Government of New Brunswick

The Right to Information and Protection of Privacy Act reflects a continuing commitment to the privacy principles set out in the CSA Standard CAN/CSA-Q830, Model Code for the Protection of Personal Information.

RTIPPA details the manner in which personal information is collected, corrected, retained, protected, used, and disclosed by a public body. 
    

Why do public bodies collect personal information?

In the course of doing its regular business, it is necessary for some public bodies to collect, manage, use and disclose a certain amount of personal information about individual people.  The Right to Information and Protection of Privacy Act stipulates that no personal information may be collected by or for a public body unless:

  • the collection of the information is authorized or required by or under an Act of the Legislature or an Act of the Parliament of Canada;
  • the information relates directly to and is necessary for an existing program or activity of the public body; or
  • the information is collected for law enforcement purposes.

A public body can collect only as much personal information about an individual as is reasonably necessary to accomplish the purpose for which it is being collected.
      

How do public bodies collect, retain, and protect your personal information?

A public body that collects personal information is required to:

  • provide information about why the information is being collected and what legal authority they have to collect it;
  • make sure that the information collected is accurate and complete;
  • keep and eventually dispose of the information in accordance with a written policy;
  • make sure that the information is safeguarded so as to prevent unauthorised access, use, disclosure, and destruction; and
  • provide contact information of an employee who can answer questions about the collection.
            

When and how can public bodies disclose your personal information?

Generally speaking, personal information is to be used and disclosed only for purposes consistent with the purpose for which it was collected.
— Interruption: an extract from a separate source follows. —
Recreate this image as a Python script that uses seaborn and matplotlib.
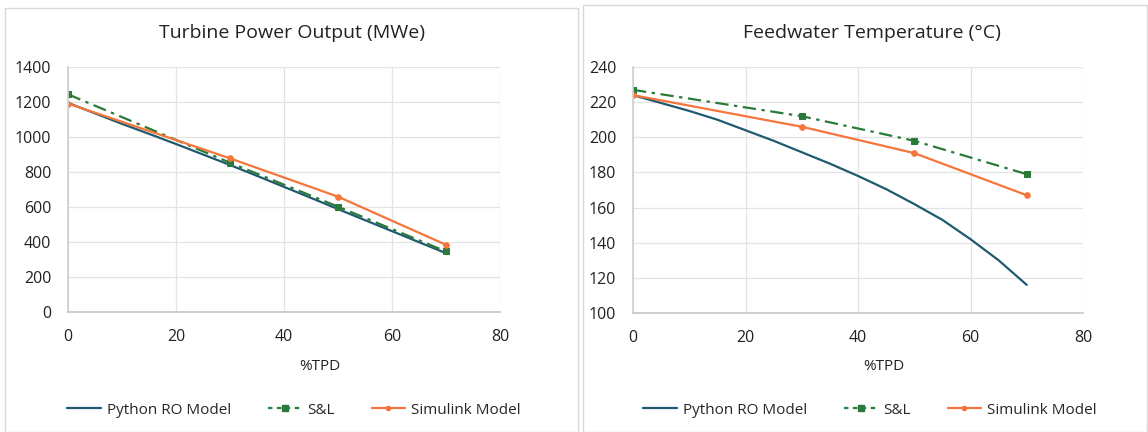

Details regarding how personal information can be used or disclosed are set out in detail in section 46 of the Act. 

Every use and disclosure of personal information by a public body is limited to the minimal amount of information and to the minimum number of officers, directors, employees or agents necessary to accomplish the purpose for which it is being used. 
     

How to correct your personal information

If an individual believes there is an error or omission in any of the personal information being held by a public body about him or herself, that person may request that the information be corrected. This is done by sending a request for correction (by letter or by form) to the head of the public body holding the information. There is no fee for a request for correction of personal information.

Within 30 days of receiving your request, the head of the public body will send you a notice indicating either that the requested correction has been made or that the public body does not agree with the requested correction. If the head of the public body determines that a correction is not warranted, the head must:

  • explain the reason(s) for the refusal;
  • attach your request for a correction to the record; and
  • inform you of your right to have the decision reviewed by the Access to Information and Privacy Commissioner (see Review Process).   

Whatever the decision, the head must notify any other public body or third party with whom the information has been recently shared that a request for correction has been made and, if applicable, of the correction itself.